CHALLENGE
Transcribe all of the material below word for word and leave out its pictures.
-- start of SUPPLIED DATA --
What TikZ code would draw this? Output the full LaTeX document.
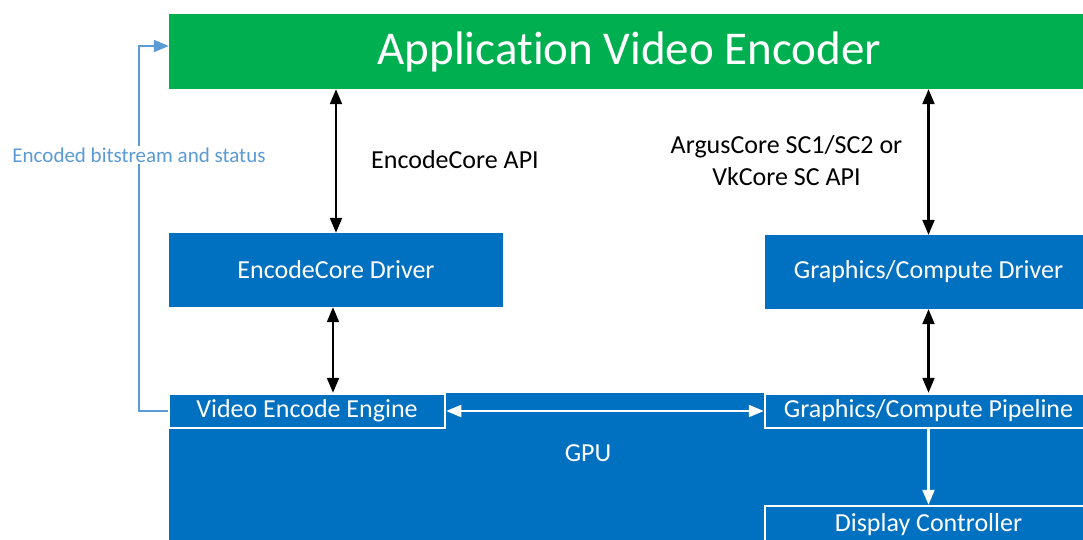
\documentclass[tikz,border=0pt]{standalone}
\usepackage{fontspec}
\setmainfont{Carlito}[Ligatures={NoCommon}]
\usetikzlibrary{arrows.meta}
\definecolor{appgreen}{HTML}{00B050}
\definecolor{gpublue}{HTML}{0070C0}
\definecolor{fbblue}{HTML}{5B9BD5}
\tikzset{
  blk/.style={fill=gpublue, text=white, inner sep=0pt, font=\fontsize{26}{28}\selectfont},
  unit/.style={blk, draw=white, line width=2.5pt},
  api/.style={{Triangle[width=12pt,length=15pt]}-{Triangle[width=12pt,length=15pt]}, line width=2.2pt, black},
  bus/.style={{Triangle[width=12pt,length=15pt]}-{Triangle[width=12pt,length=15pt]}, line width=2.2pt, white},
}
\begin{document}
\begin{tikzpicture}[x=1pt,y=-1pt]
        \useasboundingbox (0,0) rectangle (1083,539);
        \clip (0,0) rectangle (1083,539);
        
        %Shape: Rectangle [application]
        \node [fill=appgreen, text=white, inner sep=0pt, minimum width=921pt, minimum height=75pt, font=\fontsize{47}{50}\selectfont] (app) at (629.5,51.5) {Application Video Encoder};
        %Shape: Rectangle [drivers]
        \node [blk, minimum width=334pt, minimum height=74pt] (encdrv) at (336,270) {EncodeCore Driver};
        \node [blk, minimum width=327pt, minimum height=74pt] (gfxdrv) at (928.5,272) {Graphics/Compute Driver};
        %Shape: Rectangle [gpu]
        \fill [gpublue] (169,393) rectangle (1100,560);
        \node [text=white, font=\fontsize{26}{28}\selectfont] (gpu) at (588,453) {GPU};
        %Shape: Rectangle [engines]
        \node [unit, minimum width=276pt, minimum height=34pt] (venc) at (307,411) {Video Encode Engine};
        \node [unit, minimum width=327pt, minimum height=34pt] (gfxpipe) at (928.5,411) {Graphics/Compute Pipeline};
        \node [unit, minimum width=327pt, minimum height=38pt] (disp) at (928.5,525) {Display Controller};
        
        %Straight Lines [api]
        \draw [api] (encdrv.north |- app.south) -- (encdrv.north);
        \draw [api] (gfxdrv.north |- app.south) -- (gfxdrv.north);
        \draw [api] ([xshift=-3pt]encdrv.south) -- ([xshift=-3pt]encdrv.south |- venc.north);
        \draw [api] (gfxdrv.south) -- (gfxdrv.south |- gfxpipe.north);
        %Straight Lines [gpu internal]
        \draw [bus] (venc.east) -- (gfxpipe.west);
        \draw [white, line width=2.2pt, -{Triangle[width=12pt,length=15pt]}] (gfxpipe.south) -- (disp.north);
        %Straight Lines [feedback]
        \draw [fbblue, line width=2pt, -{Triangle[width=12pt,length=15pt]}] (venc.west) -- ++(-29,0) |- ([yshift=5.5pt]app.west);
        
        % Text Node
        \node [fill=white, text=fbblue, inner sep=2pt, font=\fontsize{21}{23}\selectfont] (fblabel) at (139,155) {Encoded bitstream and status};
        % Text Node
        \node [anchor=west, inner sep=0pt, font=\fontsize{26}{28}\selectfont] (encapi) at (371,160) {EncodeCore API};
        % Text Node
        \node [align=center, inner sep=0pt, font=\fontsize{26}{32}\selectfont] (gfxapi) at (786.5,161) {ArgusCore SC1/SC2 or\\VkCore SC API};
        
        
        \end{tikzpicture}
\end{document}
-- end of SUPPLIED DATA --
TASK RESPONSE
What TikZ code would draw this? Output the full LaTeX document.
\documentclass[tikz,border=0pt]{standalone}
\usepackage{fontspec}
\setmainfont{Carlito}[Ligatures={NoCommon}]
\usetikzlibrary{arrows.meta}
\definecolor{appgreen}{HTML}{00B050}
\definecolor{gpublue}{HTML}{0070C0}
\definecolor{fbblue}{HTML}{5B9BD5}
\tikzset{
  blk/.style={fill=gpublue, text=white, inner sep=0pt, font=\fontsize{26}{28}\selectfont},
  unit/.style={blk, draw=white, line width=2.5pt},
  api/.style={{Triangle[width=12pt,length=15pt]}-{Triangle[width=12pt,length=15pt]}, line width=2.2pt, black},
  bus/.style={{Triangle[width=12pt,length=15pt]}-{Triangle[width=12pt,length=15pt]}, line width=2.2pt, white},
}
\begin{document}
\begin{tikzpicture}[x=1pt,y=-1pt]
        \useasboundingbox (0,0) rectangle (1083,539);
        \clip (0,0) rectangle (1083,539);
        
        %Shape: Rectangle [application]
        \node [fill=appgreen, text=white, inner sep=0pt, minimum width=921pt, minimum height=75pt, font=\fontsize{47}{50}\selectfont] (app) at (629.5,51.5) {Application Video Encoder};
        %Shape: Rectangle [drivers]
        \node [blk, minimum width=334pt, minimum height=74pt] (encdrv) at (336,270) {EncodeCore Driver};
        \node [blk, minimum width=327pt, minimum height=74pt] (gfxdrv) at (928.5,272) {Graphics/Compute Driver};
        %Shape: Rectangle [gpu]
        \fill [gpublue] (169,393) rectangle (1100,560);
        \node [text=white, font=\fontsize{26}{28}\selectfont] (gpu) at (588,453) {GPU};
        %Shape: Rectangle [engines]
        \node [unit, minimum width=276pt, minimum height=34pt] (venc) at (307,411) {Video Encode Engine};
        \node [unit, minimum width=327pt, minimum height=34pt] (gfxpipe) at (928.5,411) {Graphics/Compute Pipeline};
        \node [unit, minimum width=327pt, minimum height=38pt] (disp) at (928.5,525) {Display Controller};
        
        %Straight Lines [api]
        \draw [api] (encdrv.north |- app.south) -- (encdrv.north);
        \draw [api] (gfxdrv.north |- app.south) -- (gfxdrv.north);
        \draw [api] ([xshift=-3pt]encdrv.south) -- ([xshift=-3pt]encdrv.south |- venc.north);
        \draw [api] (gfxdrv.south) -- (gfxdrv.south |- gfxpipe.north);
        %Straight Lines [gpu internal]
        \draw [bus] (venc.east) -- (gfxpipe.west);
        \draw [white, line width=2.2pt, -{Triangle[width=12pt,length=15pt]}] (gfxpipe.south) -- (disp.north);
        %Straight Lines [feedback]
        \draw [fbblue, line width=2pt, -{Triangle[width=12pt,length=15pt]}] (venc.west) -- ++(-29,0) |- ([yshift=5.5pt]app.west);
        
        % Text Node
        \node [fill=white, text=fbblue, inner sep=2pt, font=\fontsize{21}{23}\selectfont] (fblabel) at (139,155) {Encoded bitstream and status};
        % Text Node
        \node [anchor=west, inner sep=0pt, font=\fontsize{26}{28}\selectfont] (encapi) at (371,160) {EncodeCore API};
        % Text Node
        \node [align=center, inner sep=0pt, font=\fontsize{26}{32}\selectfont] (gfxapi) at (786.5,161) {ArgusCore SC1/SC2 or\\VkCore SC API};
        
        
        \end{tikzpicture}
\end{document}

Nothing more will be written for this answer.